In 2015 in Kampala Stocks Supermarket Co Ltd v Seven Days International Ltd, the defendant claimed that it was a bona fide purchaser of the goods bearing the manufacturer’s mark on the open market in China. Notwithstanding the defendant’s lawful purchase, the court upheld the rights of the trademark owner and granted an interim injunction restraining the defendant from selling or dealing in goods bearing the plaintiff’s registered trademark.
Exception to the rule
There has been one exception to the general rule that parallel imports can be challenged if the trademark on the goods is that of the registered trademark owners. The circumstances in this instance – Ghuangzhou Tiger Head Battery Group v In Cargo Freighters and Agents Ltd – were particularly distinct. The plaintiff argued that the goods concerned (batteries) had been imported unlawfully and without consent. However, the court found that the defendant had imported the goods after being licensed to do so by Uganda’s minister for trade. As a result, the defendant could not be said to have imported the batteries wrongfully. Following the ruling in this exceptional case, it appears that in order for an importer to be found liable for infringement by way of importing goods bearing registered trademarks, it must be proved that the defendant was aware of the plaintiff being the exclusive user in Uganda. In this instance, the court went beyond the test of likelihood of confusion.
Interestingly, the court here did not attempt to reconcile the right to exclusive use with the power of a minister to grant an import licence for registered goods. Indeed, the judge opined that the Ugandan attorney-general should have been sued if the minister had erred.
For the most part, though, Ugandan case law supports the view that parallel imports constitute trademark infringement. Rights holders attempting to combat such imports should register their trademarks in Uganda, as this will provide them with the necessary standing to institute infringement actions against parallel importers.
A unique approach
When it comes to the legal status of parallel imports in Kenya, Tanzania and Uganda, a one-size-fits-all approach is simply not possible, given the variations in the law from country to country.

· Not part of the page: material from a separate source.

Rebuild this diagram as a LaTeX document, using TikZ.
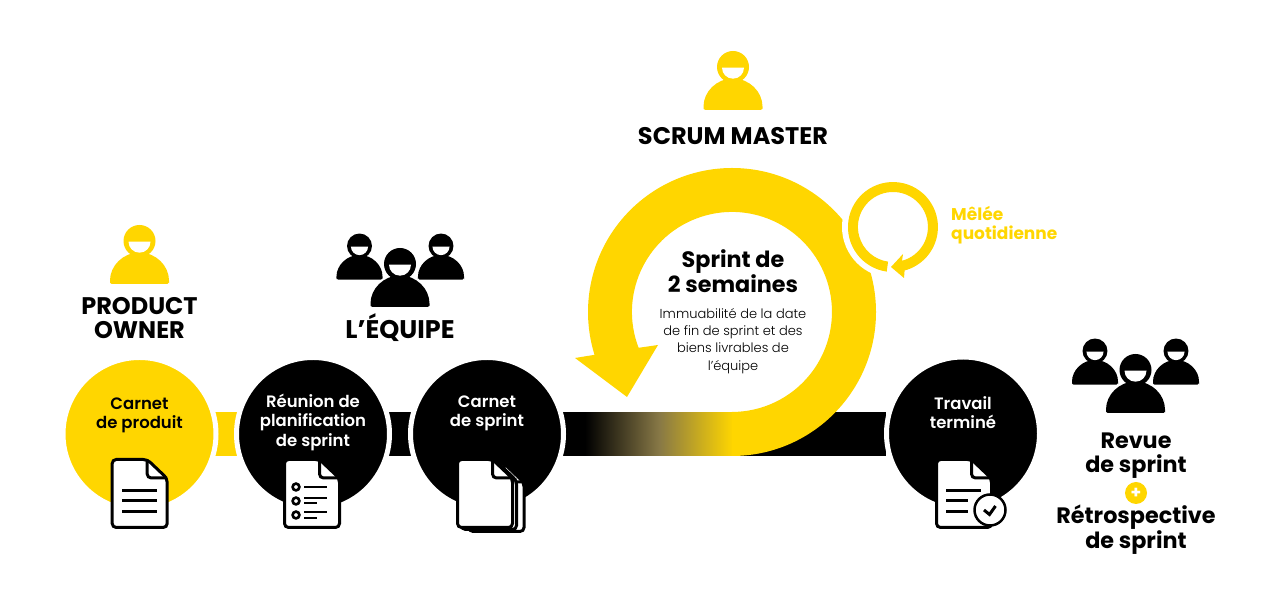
\documentclass[tikz,border=0pt]{standalone}
\usepackage{fontspec}
\setmainfont{Poppins}
\newfontfamily\demigras{Poppins SemiBold}
\newfontfamily\leger{Poppins Light}
\usetikzlibrary{calc}
\definecolor{jaune}{RGB}{255,214,0}
\definecolor{olive}{RGB}{135,120,70}
\tikzset{
	rond/.style={circle, draw=white, line width=5pt, minimum size=153pt, inner sep=0pt},
	titre/.style={font=\bfseries\fontsize{24}{24}\selectfont, align=center, text=black},
	soustitre/.style={font=\bfseries\fontsize{22.3}{23.5}\selectfont, align=center, text=black},
	dansrond/.style={font=\demigras\fontsize{16.5}{19.5}\selectfont, align=center},
	trait/.style={line width=3pt, line cap=butt},
}
% silhouette
\newcommand{\personne}[4]{
	\begin{scope}[shift={(#1,#2)}, scale=#3]
		\path[draw=white, line width=3pt] (0,0) circle (16);
		\path[draw=white, line width=3pt] (-29.5,-43) -- (-29.5,-41) arc[start angle=180, end angle=0, radius=29.5] -- (29.5,-43) -- cycle;
		\fill[#4] (0,0) circle (16);
		\fill[#4, rounded corners=1.5pt] (-29.5,-43) -- (-29.5,-41) arc[start angle=180, end angle=0, radius=29.5] -- (29.5,-43) -- cycle;
		\fill[white] (-11,-0.7) arc[start angle=180, end angle=360, radius=11] -- cycle;
	\end{scope}
}
% feuille
\newcommand{\feuille}[2]{
	\begin{scope}[shift={(#1,#2)}]
		\filldraw[fill=white, draw=black, line width=3pt, rounded corners=4pt] (0,0) -- (35,0) -- (55,-19) -- (55,-68) -- (0,-68) -- cycle;
		\draw[black, line width=3pt, rounded corners=4pt] (35,0) -- (35,-18.5) -- (55,-18.5);
	\end{scope}
}
\begin{document}
\begin{tikzpicture}[x=1pt, y=1pt]
	\useasboundingbox (0,0) rectangle (1280,604);
	% bande
	\fill[jaune] (210,148) rectangle (245,192);
	\fill[black] (385,148) rectangle (420,192);
	\fill[black] (550,148) rectangle (590,192);
	\shade[left color=black, right color=jaune, middle color=olive] (585,148.4) rectangle (733,191.6);
	\fill[black] (732,148) rectangle (886,192);
	% grande boucle
	\fill[jaune] (732,148) arc[start angle=-90, end angle=197.3, radius=144] -- (575,246) -- (627,207) -- (658,259) -- (638.6,256.2) arc[start angle=201, end angle=-90, radius=100] -- cycle;
	\fill[white] (893,377) circle (51);
	% petite boucle
	\fill[jaune] (886.7,332.4) arc[start angle=262, end angle=-75, radius=45] -- (904,326) -- (891,337) -- (903,350) -- (902,343.2) arc[start angle=-75, end angle=262, radius=35] -- cycle;
	% ronds
	\node[rond, fill=jaune] (produit) at (139.5,170) {};
	\node[rond, fill=black] (reunion) at (313,170) {};
	\node[rond, fill=black] (carnet) at (487,170) {};
	\node[rond, fill=black] (travail) at (963,170.5) {};
	\node[dansrond, text=black] (tproduit) at ($(produit)+(0,18.5)$) {Carnet\\de produit};
	\node[dansrond, text=white] (treunion) at ($(reunion)+(0,12)$) {Réunion de\\planification\\de sprint};
	\node[dansrond, text=white] (tcarnet) at ($(carnet)+(0,20.5)$) {Carnet\\de sprint};
	\node[dansrond, text=white] (ttravail) at ($(travail)+(0,21)$) {Travail\\terminé};
	% feuilles
	\feuille{112.2}{144.5}
	\draw[trait] (122,113) -- (157,113) (122,103) -- (157,103) (122,92) -- (157,92);
	\feuille{284.5}{144.5}
	\foreach \y in {117,103,89}
		\draw[black, line width=2.6pt, fill=white] (296,\y) circle (3.4);
	\draw[black, line width=2.6pt] (304,117) -- (327,117) (304,106) -- (327,106) (304,101) -- (317,101) (304,92) -- (327,92) (304,86) -- (317,86);
	\feuille{469}{140.5}
	\feuille{461.5}{142.5}
	\feuille{457.5}{144.5}
	\feuille{936.5}{144.5}
	\draw[trait] (946,113.3) -- (981,113.3) (946,103) -- (968,103) (946,92) -- (968,92);
	\filldraw[fill=white, draw=black, line width=2.5pt] (990,94) circle (15.5);
	\draw[black, line width=3pt] (984,94) -- (989.5,89.5) -- (995.5,98);
	% personnes
	\personne{139.5}{363}{1}{jaune}
	\personne{733}{537}{1}{jaune}
	\personne{359.5}{358}{0.78}{black}
	\personne{441}{358}{0.78}{black}
	\personne{400}{340}{1}{black}
	\personne{1095}{253}{0.78}{black}
	\personne{1176}{253}{0.78}{black}
	\personne{1135.5}{234}{1}{black}
	% textes
	\node[titre] (po) at (139.5,286) {PRODUCT\\OWNER};
	\node[titre, font=\bfseries\fontsize{25.5}{24}\selectfont] (equipe) at (400,276) {L’ÉQUIPE};
	\node[titre] (sm) at (733,468) {SCRUM MASTER};
	\node[font=\bfseries\fontsize{17}{19}\selectfont, text=jaune, align=left, anchor=west, inner sep=0pt] (melee) at (951,379) {Mêlée\\quotidienne};
	\node[soustitre] (sprint) at (733,332.5) {Sprint de\\2 semaines};
	\node[font=\leger\fontsize{13}{17.3}\selectfont, align=center] (immu) at (733,263) {Immuabilité de la date\\de fin de sprint et des\\biens livrables de\\l’équipe};
	\node[soustitre] (revue) at (1136,148.5) {Revue\\de sprint};
	\node[circle, fill=jaune, minimum size=22pt, inner sep=0pt, text=white, font=\bfseries\fontsize{17}{17}\selectfont] (plus) at (1136,111) {+};
	\node[soustitre] (retro) at (1136,74) {Rétrospective\\de sprint};
\end{tikzpicture}
\end{document}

Some of these are marked differences – for example, Kenya’s relatively liberal approach in comparison with Uganda’s and Tanzania’s – while others are subtler, for example, the nuances between mainland Tanzania and Zanzibar. Goods displaying registered trademarks may also be treated differently from patented products.
At the end of the day, the best results are likely to come from considering the position in each country individually, and obtaining sound advice on dealing with parallel imports – whether from the perspective of the rights holder or the importer.